Cheat meal later. baked mac n cheese bbq chicken and fries with a slice of cheesecake after


----------



## silver (Feb 18, 2010)

Well today is going well. After yesterdays am cardio in the cold damp weather ive been havinv breathing problems ( im a chronic asthmatic) then ive pulls a muscle in my uppee back and it hurts to breath. My arm is seriously killing and my spinbike seat has brutalised my ass.

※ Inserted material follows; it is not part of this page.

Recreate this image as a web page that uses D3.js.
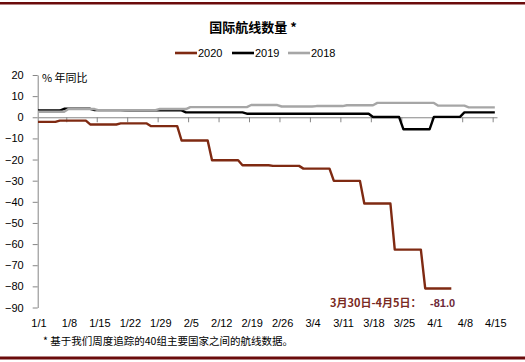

Im thinking I might need a few days off with just some light cardio before I do some real damage.

Advice anyone??


----------



## silver (Feb 18, 2010)

Breathing is seriously hurting me today :no:


----------



## Guest (Mar 8, 2013)

finlay04 said:


> Well today is going well. After yesterdays am cardio in the cold damp weather ive been havinv breathing problems ( im a chronic asthmatic) then ive pulls a muscle in my uppee back and it hurts to breath. My arm is seriously killing and my spinbike seat has brutalised my ass.
> 
> Im thinking I might need a few days off with just some light cardio before I do some real damage.
> 
> Advice anyone??


Go to the docs


----------



## silver (Feb 18, 2010)

Monkey_ass:3979317 said:


> Go to the docs


Looks like i will have to....i hate doctors :/


----------



## Guest (Mar 8, 2013)

finlay04 said:


> Looks like i will have to....i hate doctors :/


No point making yourself ill for a comp mate


----------



## silver (Feb 18, 2010)

Lets just say today hasnt been a good day. Didnt do my am cardio due to feeling unwell and in pain, didnt train do to pain and didnt stick to my diet. Im truely disgusted with myself. So ive made ally meals for tomorrow, decided to drop my carbs and cycle them according to what bodypart im training and now im cracking.on with cardio.....NO.MORE OF THIS BS!!!


----------



## silver (Feb 18, 2010)

Monkey_ass:3981163 said:


> No point making yourself ill for a comp mate


Trur. But I dont want him to tell me to stop my prep :/


----------



## silver (Feb 18, 2010)

Think my sleeping issue is over. Went to sleep at 11, woke up twice for a p*ss and just woke up now..... Time for cardio


----------



## silver (Feb 18, 2010)

Did 50 minutes fasted cardio on the spin bike, gouch is still killing so I had to pad out the seat abit. According to the monitor I managed to burn 430cals.... for a £300 bike it better be acurate :laugh:


----------



## silver (Feb 18, 2010)

had a good shoulder workout. shaping up nicely.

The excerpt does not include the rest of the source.